St. Twynnell’s is a parish situated about four miles south-south-west of Pembroke, near the parishes of Castlemartin, Warren and Stackpole Elidor. The Parish Church is dedicated to St Gwynog and affords a pleasant view over the adjoining village. Inside the Church is a fine stained glass window, which is dedicated to the memory of two parishioners who lost their lives during the Great War.
World War One, 1914-1918
Thomas Phillips, Private, 139924, Machine Gun Corps. Thomas was the son of Pearce and Mary Phillips, of The Park, St. Twynnells, Pembroke. He enlisted at Pembroke into the Army, and was posted to the Monmouth Regiment, with the service number 229365. After receiving his training, Thomas was posted to the Machine Gun Corps, and joined their 38th Battalion, which was attached to the 38th (Welsh) Division. The Division had been in France since December 1915 and had fought during the Battle of the Somme in 1916 and at Pilckem Ridge in 1917. On 21 March 1918 the Germans launched an offensive on the Somme, and within days had pushed the British back over twenty miles. The 38th Division was sent to the Somme to hold the line north of Albert, and took the line around Aveluy Wood. Thomas was killed in action here during an operation to recapture Bouzincourt Ridge on 24 April 1918. He was 33 years old, and is buried at Bouzincourt Ridge Cemetery, France.

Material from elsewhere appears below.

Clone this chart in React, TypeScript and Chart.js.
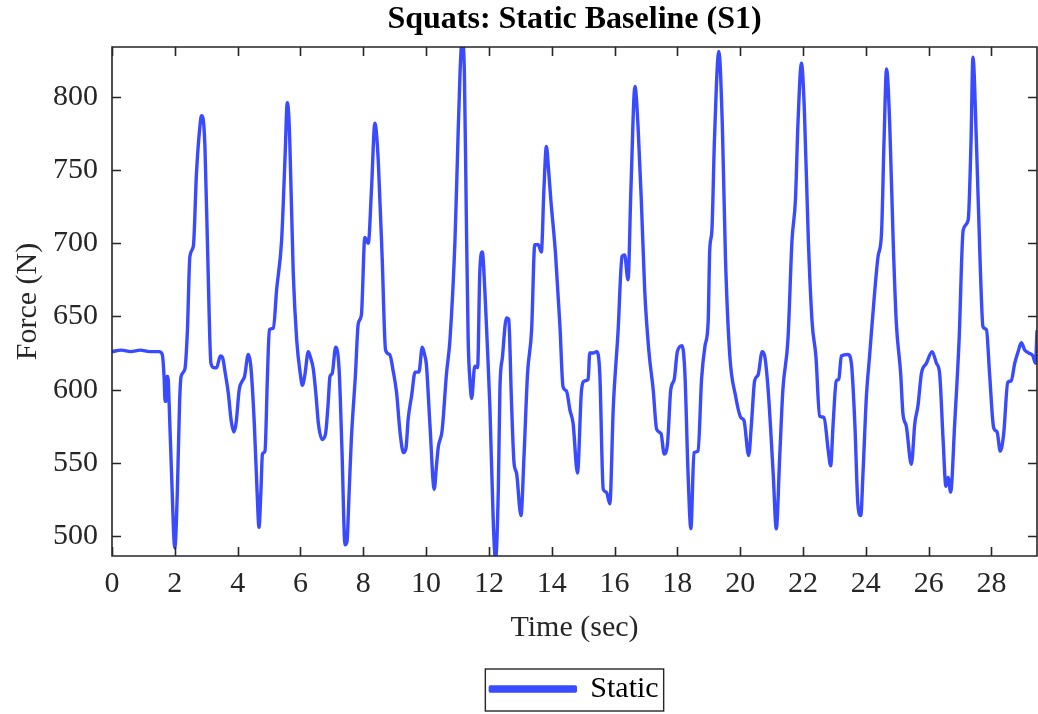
import React, { useEffect, useRef } from "react";
import { Chart, registerables } from "chart.js";

Chart.register(...registerables);

const timeSec: number[] = [
  0.0, 0.3, 0.6, 0.9, 1.2, 1.5, 1.6, 1.66, 1.69, 1.72, 1.75, 1.78, 1.82, 1.9, 2.0, 2.08, 2.15, 2.2, 2.32, 2.4,
  2.48, 2.59, 2.69, 2.8, 2.85, 2.9, 2.96, 3.05, 3.15, 3.25, 3.33, 3.45, 3.52, 3.6, 3.7, 3.8, 3.88, 3.95, 4.05, 4.15,
  4.22, 4.34, 4.42, 4.53, 4.62, 4.68, 4.74, 4.79, 4.87, 4.95, 5.01, 5.14, 5.24, 5.4, 5.51, 5.58, 5.62, 5.66, 5.77, 5.88,
  6.0, 6.06, 6.14, 6.25, 6.32, 6.41, 6.5, 6.57, 6.69, 6.8, 6.88, 6.94, 7.01, 7.12, 7.23, 7.32, 7.42, 7.48, 7.55, 7.62,
  7.75, 7.84, 7.94, 8.05, 8.16, 8.26, 8.37, 8.42, 8.48, 8.6, 8.71, 8.84, 8.95, 9.06, 9.17, 9.28, 9.36, 9.43, 9.54, 9.65,
  9.77, 9.88, 9.95, 10.01, 10.12, 10.26, 10.33, 10.39, 10.51, 10.65, 10.76, 10.92, 11.0, 11.08, 11.15, 11.22, 11.28, 11.34, 11.4, 11.45,
  11.55, 11.64, 11.71, 11.79, 11.87, 11.95, 12.03, 12.14, 12.21, 12.3, 12.35, 12.43, 12.56, 12.63, 12.72, 12.8, 12.88, 13.02, 13.12, 13.23,
  13.36, 13.46, 13.57, 13.67, 13.75, 13.83, 13.9, 13.97, 14.12, 14.26, 14.36, 14.47, 14.58, 14.68, 14.82, 14.95, 15.05, 15.16, 15.21, 15.32,
  15.43, 15.53, 15.64, 15.74, 15.85, 15.96, 16.11, 16.24, 16.32, 16.43, 16.52, 16.65, 16.75, 16.86, 16.96, 17.09, 17.23, 17.34, 17.48, 17.58,
  17.69, 17.79, 17.9, 18.0, 18.15, 18.24, 18.34, 18.43, 18.53, 18.66, 18.77, 18.88, 18.98, 19.03, 19.1, 19.18, 19.32, 19.43, 19.53, 19.67,
  19.85, 20.02, 20.12, 20.27, 20.36, 20.46, 20.57, 20.7, 20.78, 20.89, 21.05, 21.15, 21.26, 21.36, 21.52, 21.65, 21.76, 21.84, 21.95, 22.04,
  22.17, 22.29, 22.41, 22.53, 22.67, 22.8, 22.88, 22.96, 23.06, 23.14, 23.22, 23.43, 23.54, 23.65, 23.75, 23.84, 23.91, 24.02, 24.12, 24.26,
  24.39, 24.5, 24.58, 24.66, 24.76, 24.87, 24.97, 25.11, 25.18, 25.29, 25.45, 25.56, 25.66, 25.77, 25.93, 26.11, 26.25, 26.35, 26.46, 26.55,
  26.62, 26.7, 26.83, 26.97, 27.1, 27.26, 27.35, 27.41, 27.52, 27.65, 27.73, 27.84, 27.94, 28.07, 28.18, 28.28, 28.39, 28.52, 28.63, 28.74,
  28.85, 28.95, 29.06, 29.19, 29.32, 29.4, 29.45,
];

const staticForce: number[] = [
  626, 627, 626, 627, 626, 626, 624, 608, 592, 592, 609, 609, 590, 540, 492, 530, 590, 609, 614, 640,
  691, 698, 748, 780, 787, 785, 765, 690, 618, 615, 615, 623, 622, 612, 598, 578, 571, 577, 600, 606,
  609, 624, 616, 577, 530, 506, 530, 556, 558, 610, 641, 642, 668, 702, 759, 796, 790, 770, 680, 634,
  610, 603, 610, 626, 622, 614, 595, 577, 566, 570, 590, 609, 611, 629, 614, 560, 494, 496, 530, 566,
  610, 645, 651, 704, 700, 736, 782, 775, 755, 691, 627, 624, 613, 598, 571, 557, 560, 580, 596, 612,
  612, 629, 624, 617, 577, 532, 548, 561, 572, 611, 634, 702, 760, 816, 840, 815, 720, 634, 605, 594,
  616, 615, 680, 694, 668, 630, 589, 509, 484, 532, 600, 622, 649, 648, 591, 550, 543, 514, 556, 611,
  641, 699, 699, 694, 736, 766, 750, 730, 693, 644, 602, 599, 586, 577, 543, 600, 606, 607, 625, 625,
  626, 611, 532, 530, 522, 588, 639, 691, 692, 675, 736, 807, 779, 725, 668, 627, 600, 573, 570, 556,
  564, 600, 607, 626, 630, 611, 543, 505, 557, 558, 607, 630, 646, 695, 709, 770, 831, 782, 691, 623,
  596, 581, 579, 555, 577, 606, 610, 626, 623, 600, 543, 505, 555, 600, 634, 702, 730, 782, 823, 793,
  702, 646, 623, 582, 581, 559, 548, 577, 606, 607, 623, 624, 618, 577, 521, 514, 543, 596, 623, 661,
  691, 707, 770, 819, 782, 702, 646, 611, 584, 575, 549, 577, 589, 611, 618, 626, 618, 611, 566, 534,
  540, 530, 577, 634, 709, 716, 770, 827, 770, 680, 643, 641, 611, 574, 571, 558, 570, 605, 606, 618,
  626, 632, 627, 625, 623, 618, 640,
];

const xTickValues: number[] = [0, 2, 4, 6, 8, 10, 12, 14, 16, 18, 20, 22, 24, 26, 28];
const yTickValues: number[] = [500, 550, 600, 650, 700, 750, 800];

const FONT = "'Liberation Serif', 'Times New Roman', serif";
const AXIS_COLOR = "#262626";
const LINE_COLOR = "#3a4bff";

const framePlugin = {
  id: "matlabFrame",
  afterDraw(chart: any) {
    const { ctx, chartArea, scales } = chart;
    const { left, right, top, bottom } = chartArea;
    const x = scales.x;
    const y = scales.y;
    ctx.save();
    ctx.strokeStyle = AXIS_COLOR;
    ctx.lineWidth = 1.6;
    ctx.beginPath();
    ctx.rect(left, top, right - left, bottom - top);
    const tl = 9;
    x.ticks.forEach((t: any) => {
      const px = Math.round(x.getPixelForValue(t.value)) + 0.5;
      ctx.moveTo(px, bottom);
      ctx.lineTo(px, bottom - tl);
      ctx.moveTo(px, top);
      ctx.lineTo(px, top + tl);
    });
    y.ticks.forEach((t: any) => {
      const py = Math.round(y.getPixelForValue(t.value)) + 0.5;
      ctx.moveTo(left, py);
      ctx.lineTo(left + tl, py);
      ctx.moveTo(right, py);
      ctx.lineTo(right - tl, py);
    });
    ctx.stroke();
    const lg = chart.legend;
    if (lg && lg.legendHitBoxes && lg.legendHitBoxes[0]) {
      const hb = lg.legendHitBoxes[0];
      ctx.lineWidth = 1.4;
      ctx.strokeStyle = AXIS_COLOR;
      ctx.strokeRect(hb.left - 5, hb.top + hb.height / 2 - 20, hb.width + 10, 42);
    }
    ctx.restore();
  },
};

export default function App() {
  const canvasRef = useRef<HTMLCanvasElement | null>(null);

  useEffect(() => {
    if (!canvasRef.current) return;
    const points = timeSec.map((t, i) => ({ x: t, y: staticForce[i] }));
    const chart = new Chart(canvasRef.current, {
      type: "line",
      data: {
        datasets: [
          {
            label: "Static",
            data: points,
            borderColor: LINE_COLOR,
            backgroundColor: LINE_COLOR,
            borderWidth: 3.4,
            borderJoinStyle: "round",
            borderCapStyle: "round",
            pointRadius: 0,
            cubicInterpolationMode: "monotone",
            fill: false,
          },
        ],
      },
      options: {
        animation: false,
        responsive: true,
        maintainAspectRatio: false,
        layout: { padding: { left: 0, right: 1, top: 0, bottom: 0 } },
        plugins: {
          title: {
            display: true,
            text: "Squats: Static Baseline (S1)",
            fullSize: false,
            color: "#000",
            font: { family: FONT, size: 32, weight: "bold" },
            padding: { top: 1, bottom: 7.6 },
          },
          legend: {
            display: true,
            position: "bottom",
            fullSize: false,
            labels: {
              color: "#000",
              font: { family: FONT, size: 30 },
              boxWidth: 85,
              boxHeight: 4,
              padding: 10,
            },
          },
          tooltip: { enabled: false },
        },
        scales: {
          x: {
            type: "linear",
            min: 0,
            max: 29.45,
            grid: { display: false, drawTicks: false },
            border: { display: false },
            afterBuildTicks: (scale: any) => {
              scale.ticks = xTickValues.map((v) => ({ value: v }));
            },
            afterFit: (scale: any) => {
              scale.height = 108;
            },
            ticks: {
              color: AXIS_COLOR,
              font: { family: FONT, size: 30 },
              padding: 10,
              maxRotation: 0,
              autoSkip: false,
            },
            title: {
              display: true,
              text: "Time (sec)",
              color: AXIS_COLOR,
              font: { family: FONT, size: 30 },
              padding: { top: 0, bottom: 18 },
            },
          },
          y: {
            type: "linear",
            min: 486.4,
            max: 834,
            grid: { display: false, drawTicks: false },
            border: { display: false },
            afterBuildTicks: (scale: any) => {
              scale.ticks = yTickValues.map((v) => ({ value: v }));
            },
            afterFit: (scale: any) => {
              scale.width = 112;
            },
            ticks: {
              color: AXIS_COLOR,
              font: { family: FONT, size: 30 },
              padding: 14,
              autoSkip: false,
            },
            title: {
              display: true,
              text: "Force (N)",
              color: AXIS_COLOR,
              font: { family: FONT, size: 30 },
              padding: { top: 10, bottom: 0 },
            },
          },
        },
      },
      plugins: [framePlugin],
    });
    return () => chart.destroy();
  }, []);

  return (
    <div style={{ position: "absolute", left: 0, top: 0, width: 1038, height: 714, background: "#fff" }}>
      <canvas ref={canvasRef} />
    </div>
  );
}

William Williams, Able Seaman, Wales Z/1412, Royal Naval Volunteer Reserve. William was born at St. Twynnell’s on 18 March 1886, the son of Jason and Hannah Williams. By 1901 the family was living at Nixon Terrace, Morriston, where William worked in the local Tinworks and had married Harriet. He was a Royal Naval Reservist and rejoined the colours at the outbreak of war. He served aboard the Devonshire-class armoured cruiser HMS Hampshire, which was attached to the Grand Fleet. Hampshire was present at the Battle of Jutland on 31 May 1916 and just days afterwards returned to Scapa Flow to take onboard Field Marshal Kitchener, to take him to a conference in Russia. On 5 June Hampshire struck a German mine whilst steaming past Orkney and sank with the loss of 650 men, including Lord Kitchener and his staff. William’s body was one of a number recovered from the sea, and the 30 year old was buried in Lyness Royal Naval Cemetery, Scotland.